According to the Royal Gazette newspaper in Bermuda, a 27 year old passenger is accused of sexually assaulting a person on an unidentified cruise ship last Friday, August 10, 2018.

According to the article titled Cruise Passenger Accused of Sex Assault, a 27-year-old man from New Jersey, “who cannot be named for legal reasons,” pleaded not guilty of assaulting another guest on a cruise ship, in Magistrates’ Court in Bermuda yesterday. The assault is alleged to have happened on a cruise ship at the dockyard in Sandys, in the western part of Bermuda.

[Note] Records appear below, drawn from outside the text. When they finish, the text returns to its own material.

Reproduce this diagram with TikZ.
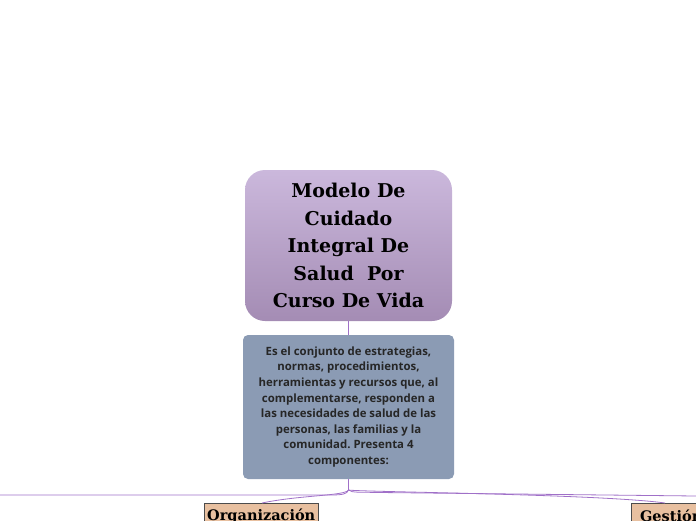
\documentclass[tikz,border=0pt]{standalone}
\usepackage{fontspec}
\setmainfont{DejaVu Serif}
\newfontfamily\bodyfont{Open Sans}
\usetikzlibrary{arrows.meta}
\frenchspacing

\definecolor{lilatop}{RGB}{203,184,220}
\definecolor{lilabottom}{RGB}{164,140,180}
\definecolor{grisazul}{RGB}{139,155,180}
\definecolor{durazno}{RGB}{232,192,160}
\definecolor{ramal}{RGB}{160,112,200}

\tikzset{
  titlebox/.style={rounded corners=20pt, top color=lilatop, bottom color=lilabottom,
    minimum width=207pt, minimum height=151pt, align=center,
    font=\fontsize{19}{27.5}\selectfont\bfseries},
  descbox/.style={rounded corners=5pt, fill=grisazul, minimum width=211pt,
    minimum height=144pt, align=center, text=black!85,
    font=\bodyfont\fontsize{11.4}{15.6}\selectfont\bfseries},
  compbox/.style={draw=black!70, fill=durazno, anchor=north west, minimum height=26pt,
    inner sep=3pt, font=\fontsize{14.5}{18}\selectfont\bfseries},
  rama/.style={draw=ramal, line width=0.8pt}
}

\begin{document}
\begin{tikzpicture}[x=1pt,y=-1pt]
  \useasboundingbox (0,0) rectangle (696,520);

  % central topic
  \node[titlebox] (modelo) at (348.5,245.5)
    {Modelo De\\Cuidado\\Integral De\\Salud~ Por\\Curso De Vida};

  % description
  \node[descbox] (concepto) at (348.5,407)
    {Es el conjunto de estrategias,\\normas, procedimientos,\\herramientas y recursos que, al\\complementarse, responden a\\las necesidades de salud de las\\personas, las familias y la\\comunidad. Presenta 4\\componentes:};

  % components
  \node[compbox, minimum width=113pt] (organizacion) at (204,503) {Organización};
  \node[compbox, minimum width=80pt] (gestion) at (631,503) {Gestión};

  \coordinate (nudo) at (348.5,490);
  \coordinate (izq) at (0,495);
  \coordinate (der) at (696,496);

  \draw[rama] (modelo.south) -- (concepto.north);
  \draw[rama] (concepto.south) -- (nudo);
  \draw[rama] (nudo) .. controls (347,494) and (343,495) .. (330,495) -- (izq);
  \draw[rama] (nudo) .. controls (345,496) and (300,495) .. (organizacion.north -| 262,0);
  \draw[rama] (nudo) .. controls (352,493) and (360,492) .. (380,492.5) -- (der);
  \draw[rama] (nudo) .. controls (360,492) and (600,494) .. (gestion.north -| 665,0);
\end{tikzpicture}
\end{document}
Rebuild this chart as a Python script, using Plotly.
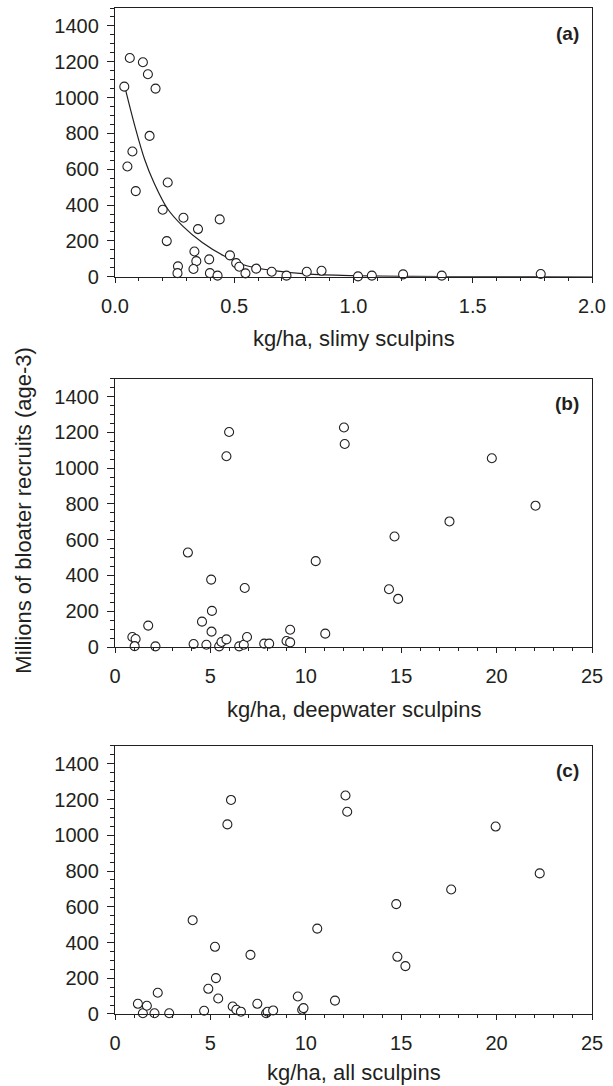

The criminal magistrate in Bermuda released the cruise passenger on a $10,000 bail on the conditions that he hand over his passport and avoid contact with his victim.

Bermuda has archaic procedures which purportedly prohibit newspapers from mentioning the name of alleged rapists or sexual offenders in the press. The newspapers also choose not to disclose the name of either the cruise line or the cruise ship involved in an alleged crime like this. There obviously is no such prohibition under U.S. law in naming rape suspects, and it serves no public purpose to hide the names of corporations, vessels or maritime employers when crimes occur during cruises.

Not coincidentally, Bermuda is one of the countries where cruise lines register their ships in order to avoid U.S. taxes and labor and safety laws.  Princess Cruises, for example, is incorporated in Bermuda.

Passengers who commit rapes during cruises to Bermuda often have to been extradicted back to the U.S. in order to face criminal charges. In September of last year, a 30 year old man from Mississippi allegedly raped a 15 year old boy. The crime was revealed only after the U.S. Attorney’s Office for the District of Massachusetts filed criminal charges and extradicted the man back to the U.S. and issued press releases in the process.

As I mentioned in the article titled More Reefer Madness from Bermuda’s Kangaroo Courts, Bermuda has a strange sense of priorities. Its press delights in publishing the names and photographs of vacationers, caught through the use of what would be illegal search procedures in the U.S., with a joint or two in the cabin safe to be smoked for recreational use on the high seas (an issue the cruise line security should deal with).  But Bermuda seems indifferent to prosecuting rapists and criminals involved in violent crimes on Bermuda flagged ships. Criminal charges against crew members who are alleged to have committed sexual crimes are often dropped.